When results from both groups were compared, the researchers found that initial levels of catecholamines in the stress cardiomyopathy patients were two to three times the levels among patients with classic heart attack, and seven to 34 times normal levels.
Catecholamine metabolites, such as metanephrine and normetanephrine, were also massively elevated, as were other stress-related proteins, such as neuropeptide Y, brain natriuretic peptide and serotonin. These results provided added confirmation that the syndrome was stress induced. Heart biopsies also showed an injury pattern consistent with a high catecholamine state and not heart attack.
A hallmark feature of the syndrome was the heart's unique contraction pattern as viewed by echocardiogram, or ultrasound. While the base of the heart's main pumping chamber, the left ventricle, contracted normally, there was weakened contraction in the middle and upper portions of the muscle. Other characteristics included a distinctive pattern on electrocardiogram, or EKG.
"How stress hormones act to stun the heart remains unknown, but there are several possible explanations that will be the subject of additional studies," says study co-investigator and cardiologist Hunter Champion, M.D., Ph.D., an assistant professor at Hopkins and its Heart Institute. "The chemicals may cause spasm in the coronary arteries, or have a direct toxic effect on the heart muscle, or cause calcium overload that results in temporary dysfunction."
The researchers also plan to study whether certain patients have a specific genetic vulnerability for developing stress cardiomyopathy, and why it predominantly strikes older women.
While the folklore of "broken heart" syndrome has been around for decades, the prevalence of the condition remains unknown.
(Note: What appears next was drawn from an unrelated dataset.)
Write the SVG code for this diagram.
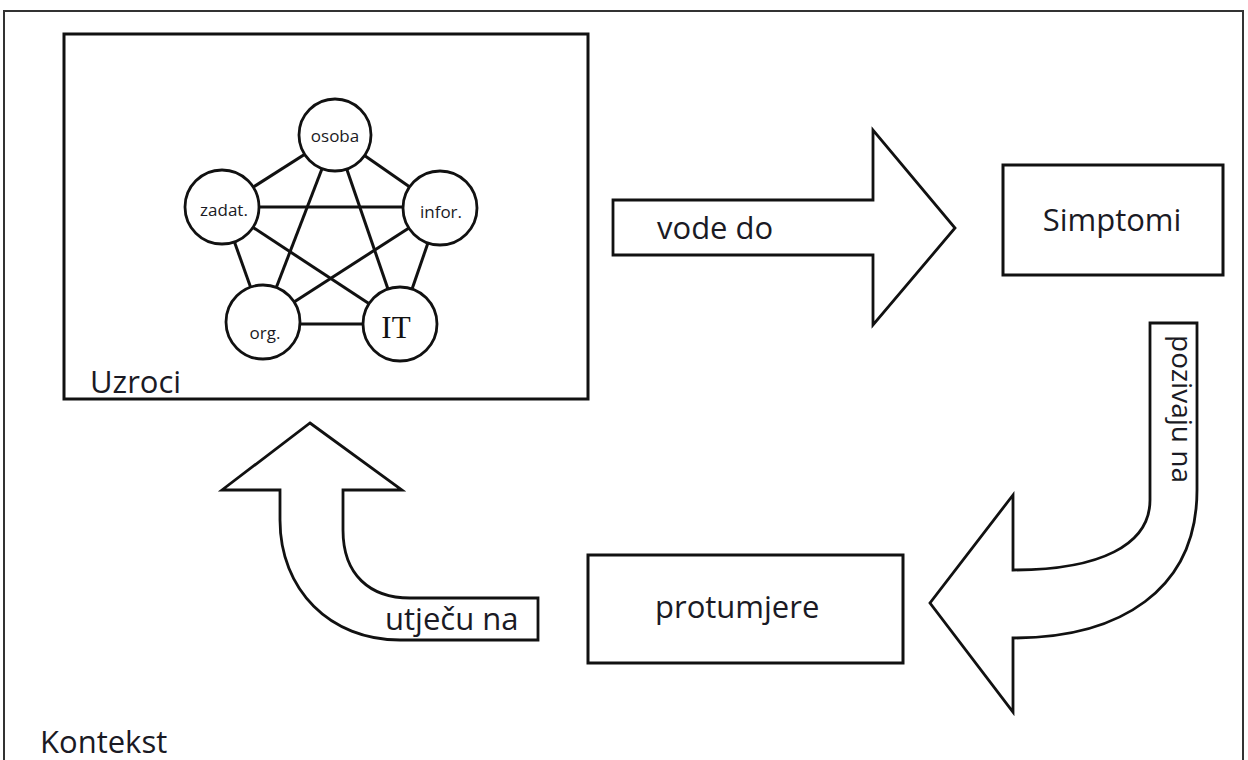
<svg xmlns="http://www.w3.org/2000/svg" width="1248" height="760" viewBox="0 0 1248 760">
<style>
.box{fill:#fff;stroke:#111;stroke-width:3}
.arrow{fill:#fff;stroke:#111;stroke-width:2.8;stroke-linejoin:miter}
.edge{stroke:#111;stroke-width:3;fill:none}
.circ{fill:#fff;stroke:#111;stroke-width:2.8}
.big{font-family:"Open Sans","Noto Sans",sans-serif;font-size:31px;fill:#1a1a24}
.sm{font-family:"Open Sans","Noto Sans",sans-serif;font-size:17px;fill:#1a1a24;text-anchor:middle}
.it{font-family:"Liberation Serif","DejaVu Serif",serif;font-size:31px;fill:#111;text-anchor:middle}
</style>
<rect x="0" y="0" width="1248" height="760" fill="#fff"/>
<g id="kontekst">
<rect x="4" y="11" width="1239" height="780" fill="none" stroke="#333" stroke-width="2"/>
<text class="big" x="40" y="753">Kontekst</text>
</g>
<g id="uzroci">
<rect class="box" x="64" y="34" width="524" height="365"/>
<text class="big" x="90" y="393">Uzroci</text>
</g>
<g id="connectors">
<line class="edge" x1="335" y1="135" x2="222" y2="207"/>
<line class="edge" x1="335" y1="135" x2="440" y2="208"/>
<line class="edge" x1="335" y1="135" x2="263" y2="322"/>
<line class="edge" x1="335" y1="135" x2="400" y2="324"/>
<line class="edge" x1="222" y1="207" x2="440" y2="207"/>
<line class="edge" x1="222" y1="207" x2="263" y2="322"/>
<line class="edge" x1="222" y1="207" x2="400" y2="324"/>
<line class="edge" x1="440" y1="208" x2="263" y2="322"/>
<line class="edge" x1="440" y1="208" x2="400" y2="324"/>
<line class="edge" x1="263" y1="324" x2="400" y2="324"/>
</g>
<g id="osoba">
<circle class="circ" cx="335" cy="135" r="36"/>
<text class="sm" x="335" y="142">osoba</text>
</g>
<g id="zadat">
<circle class="circ" cx="222" cy="207" r="37"/>
<text class="sm" x="224" y="216">zadat.</text>
</g>
<g id="infor">
<circle class="circ" cx="440" cy="208" r="37"/>
<text class="sm" x="441" y="218">infor.</text>
</g>
<g id="org">
<circle class="circ" cx="263" cy="322" r="37"/>
<text class="sm" x="265" y="339">org.</text>
</g>
<g id="IT">
<circle class="circ" cx="400" cy="324" r="37"/>
<text class="it" x="396" y="338">IT</text>
</g>
<g id="vode-do">
<path class="arrow" d="M613,200 L873,200 L873,130 L955,228 L873,325 L873,255 L613,255 Z"/>
<text class="big" x="657" y="239">vode do</text>
</g>
<g id="simptomi">
<rect class="box" x="1003" y="165" width="220" height="110"/>
<text class="big" x="1112" y="231" text-anchor="middle">Simptomi</text>
</g>
<g id="pozivaju-na">
<path class="arrow" d="M1150,323 L1197,323 L1197,490 C1197,590 1120,638 1013,638 L1013,712 L930,603 L1013,495 L1013,570 C1100,570 1150,545 1150,500 Z"/>
<text class="big" transform="translate(1172,335) rotate(90)" style="font-size:28px">pozivaju na</text>
</g>
<g id="protumjere">
<rect class="box" x="588" y="555" width="315" height="108"/>
<text class="big" x="655" y="618">protumjere</text>
</g>
<g id="utjecu-na">
<path class="arrow" d="M310,423 L402,490 L343,490 L343,530 C343,575 370,598 410,598 L538,598 L538,640 L400,640 C330,640 280,590 280,520 L280,490 L222,490 Z"/>
<text class="big" x="385" y="630">utječu na</text>
</g>
</svg>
According to Wittstein, some reports exist, mainly from Japan, and describe similar syndromes, but no biochemical analyses have previously been performed that link the condition to elevated catecholamine levels. The researchers contend that while stress cardiomyopathy is not as common as a typical heart attack, it likely occurs more frequently than doctors realize. They expect its numbers to increase as more physicians learn to recognize the syndrome's unique clinical features.